Controlled Foreign Companies: The CFC charge gateway chapter 9 - exemptions for profits from qualifying loan relationships: overview
TIOPA10/Part 9A/Chapter 9 provides the rules for full and 75% exemption of certain non-trading finance profits (“NTFPs” - INTM203200) that might otherwise pass through the CFC charge gateway because they fall within Chapter 5 (The CFC charge gateway: non-trading finance profits). Chapter 9 only applies to profits that arise from qualifying loan relationships (“QLRs” - INTM217000) as defined on the making of a claim (INTM216800) and where the business premises condition (INTM216650) is met. Chapter 5 in contrast can apply to all NTFPs of the CFC.
The exemptions for NTFPs provided within Chapter 9 have been introduced to address the difficult issues which arise as a result of the fungibility of money within a multinational group. The rules represent to a large extent a proxy for establishing the exact source and history (tracing) of a group’s financing arrangements and the extent these are borne by the UK.
In general it is expected that three quarters of the finance income arising on intra group loans between non UK resident members of a UK headed multinational group will be exempt from UK tax. Interest on money deposited with a third party such as a bank will in general be a ‘diverted profit’ that is within the scope of the Chapter 5 charge gateway. An example might be a cash-rich group that has invested its surplus funds in a bank based in a tax shelter.

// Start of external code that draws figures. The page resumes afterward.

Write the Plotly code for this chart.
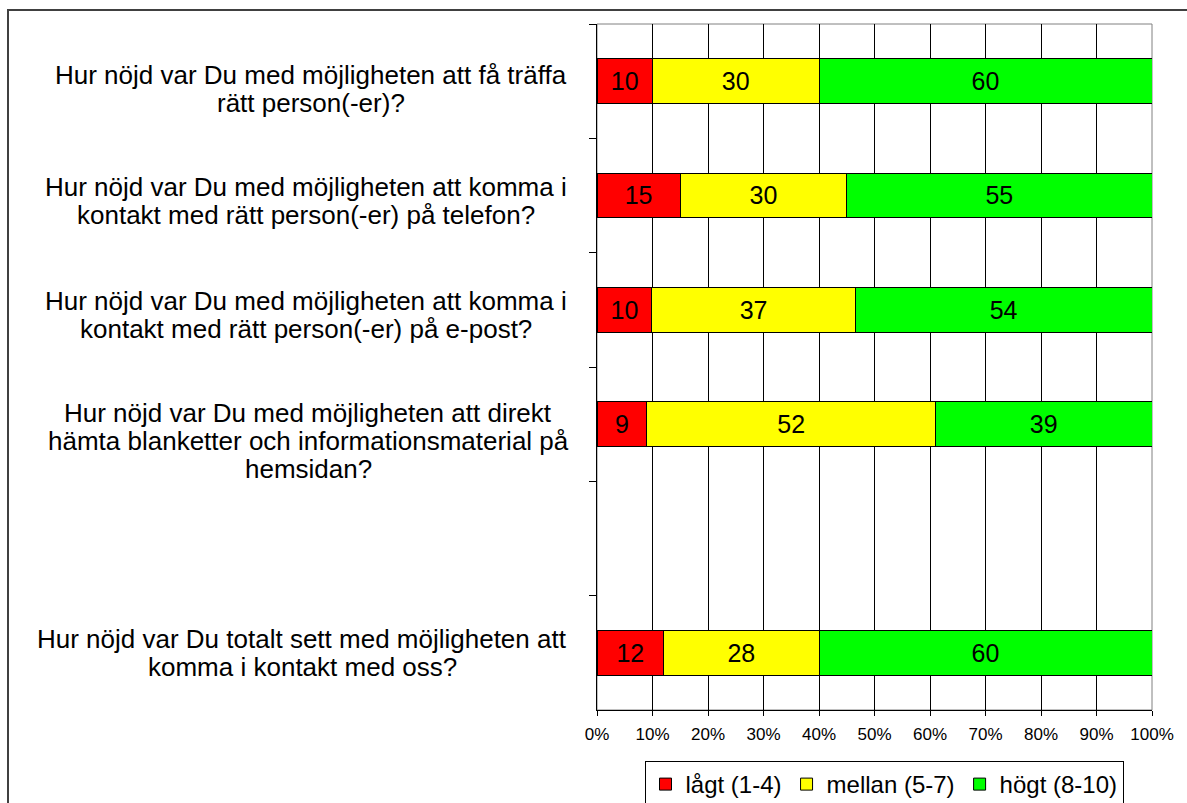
import plotly.graph_objects as go

# ---- data ----
categories = [
    "Hur nöjd var Du med möjligheten att få träffa<br>rätt person(-er)?",
    "Hur nöjd var Du med möjligheten att komma i<br>kontakt med rätt person(-er) på telefon?",
    "Hur nöjd var Du med möjligheten att komma i<br>kontakt med rätt person(-er) på e-post?",
    "Hur nöjd var Du med möjligheten att direkt<br>hämta blanketter och informationsmaterial på<br>hemsidan?",
    "",
    "Hur nöjd var Du totalt sett med möjligheten att<br>komma i kontakt med oss?",
]
lagt = [10, 15, 10, 9, None, 12]
mellan = [30, 30, 37, 52, None, 28]
hogt = [60, 55, 54, 39, None, 60]
series_names = ["lågt (1-4)", "mellan (5-7)", "högt (8-10)"]
x_ticks = [0, 10, 20, 30, 40, 50, 60, 70, 80, 90, 100]

# ---- style ----
colors = ["#FF0000", "#FFFF00", "#00FF00"]
label_yshift = [8, 5, 5, 17, 0, 0]          # px downward from category centre
label_cx = [311, 306, 306, 308, 0, 302]      # px centre of each label block
LINE_H = 28
FONT = "Liberation Sans, Arial, sans-serif"
LABEL_SIZE = 26

W, H = 1187, 803
L, R, T, B = 597, 1152, 24, 710
pw, ph = R - L, B - T

ykeys = [f"c{i}" for i in range(len(categories))]

fig = go.Figure()
for name, vals, col in zip(series_names, [lagt, mellan, hogt], colors):
    fig.add_trace(go.Bar(
        y=ykeys, x=vals, name=name, orientation="h",
        marker=dict(color=col, line=dict(color="#000000", width=1)),
        text=[("" if v is None else str(v)) for v in vals],
        textposition="inside", insidetextanchor="middle",
        textfont=dict(size=25, color="#000000", family=FONT),
        constraintext="none",
        hoverinfo="skip",
    ))

for i, (k, lab) in enumerate(zip(ykeys, categories)):
    if not lab:
        continue
    lines = lab.split("<br>")
    n = len(lines)
    for j, line in enumerate(lines):
        off = (j - (n - 1) / 2) * LINE_H + label_yshift[i]
        fig.add_annotation(
            x=(label_cx[i] - L) / pw, xref="paper", y=k, yref="y", text=line,
            showarrow=False, xanchor="center", yanchor="middle", align="center",
            yshift=-off,
            font=dict(size=LABEL_SIZE, color="#000000", family=FONT),
        )

# plot area border (gray)
fig.add_shape(type="rect", xref="paper", yref="paper", x0=0, x1=1, y0=0, y1=1,
              line=dict(color="#808080", width=1), layer="below")
# outer chart border
fig.add_shape(type="rect", xref="paper", yref="paper",
              x0=(8 - L) / pw, x1=(W + 5 - L) / pw,
              y0=(B - (H + 5)) / ph, y1=(B - 10) / ph,
              line=dict(color="#404040", width=2))

fig.update_layout(
    width=W, height=H,
    margin=dict(l=L, r=W - R, t=T, b=H - B, autoexpand=False),
    barmode="stack", barnorm="percent", bargap=0.61,
    plot_bgcolor="#FFFFFF", paper_bgcolor="#FFFFFF",
    font=dict(family=FONT, color="#000000"),
    showlegend=True,
    legend=dict(
        orientation="h", x=(884 - L) / pw, xanchor="center",
        y=(B - 761) / ph, yanchor="top",
        bordercolor="#000000", borderwidth=1, bgcolor="#FFFFFF",
        font=dict(size=24, family=FONT, color="#000000"),
        traceorder="normal", itemwidth=30,
        tracegroupgap=0,
    ),
    xaxis=dict(
        range=[0, 100], tickvals=x_ticks, ticktext=[f"{v}%" for v in x_ticks],
        showgrid=True, gridcolor="#000000", gridwidth=1,
        showline=True, linecolor="#000000", linewidth=1,
        ticks="outside", ticklen=5, tickcolor="#000000",
        ticklabelstandoff=4,
        tickfont=dict(size=17, family=FONT, color="#000000"),
        zeroline=False, fixedrange=True,
    ),
    yaxis=dict(
        categoryorder="array", categoryarray=ykeys, autorange="reversed",
        showticklabels=False, showgrid=False,
        showline=True, linecolor="#000000", linewidth=1,
        ticks="outside", tickson="boundaries", ticklen=7, tickcolor="#000000",
        zeroline=False, fixedrange=True,
    ),
)

fig.write_html("out.html", post_script="document.body.style.margin='0px';",
               config={"displayModeBar": False})
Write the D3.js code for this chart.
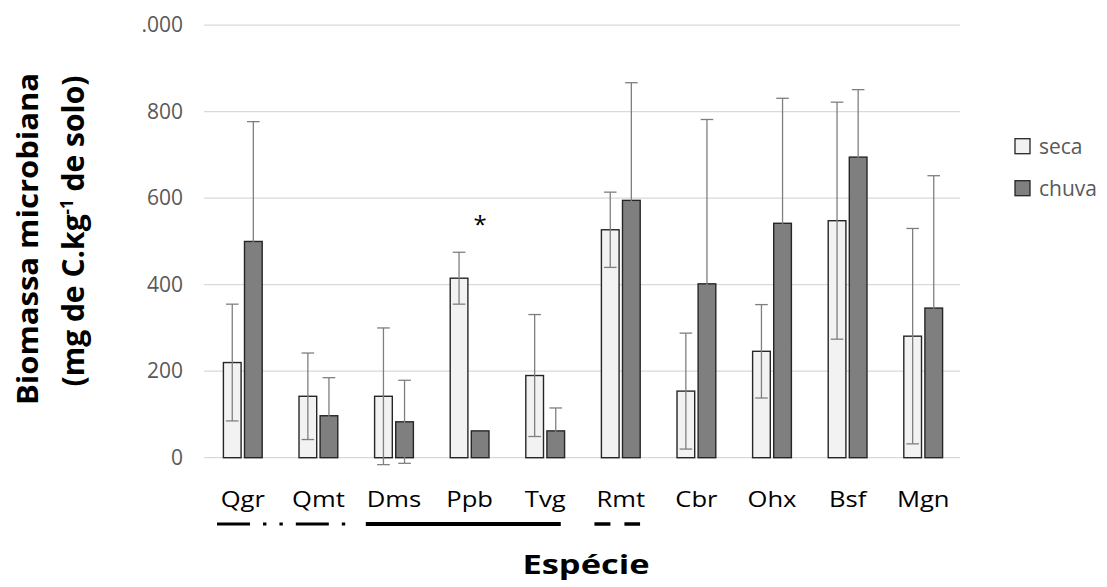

The qualifying resources’ rules identify certain circumstances where there is no direct or indirect connection between a CFC’s lending and wider group funds. To the extent that it can be shown that a loan is funded out of qualifying resources, an equivalent proportion of the profits derived from the loan will be exempt from the CFC charge. These rules are optional and will only be beneficial where the qualifying proportion exceeds 75% due to their interaction with the partial exemption rules.
Matched interest rule
The CFC charge for intra group interest is capped at the level of net UK interest expense within the UK group calculated using worldwide debt cap principles (Part 7 TIOPA 2010 - CFM90110). CFC charges in respect of NTFPs are treated as UK financing income for the purpose of calculating the cap. Overall the cap prevents the apportionment of NTFPs when the UK members of the group, in aggregate, have net financing income which is equal to or greater than their net financing deductions.
As well as rules that limit the extent to which claims for full and 75% exemption of a CFC’s NTFPs can be made, the rules in Chapter 9 also include restrictions to prevent abuse, for example by excluding loans made to the UK, and by excluding arrangements where external loans are moved from overseas to the UK to create a UK tax saving.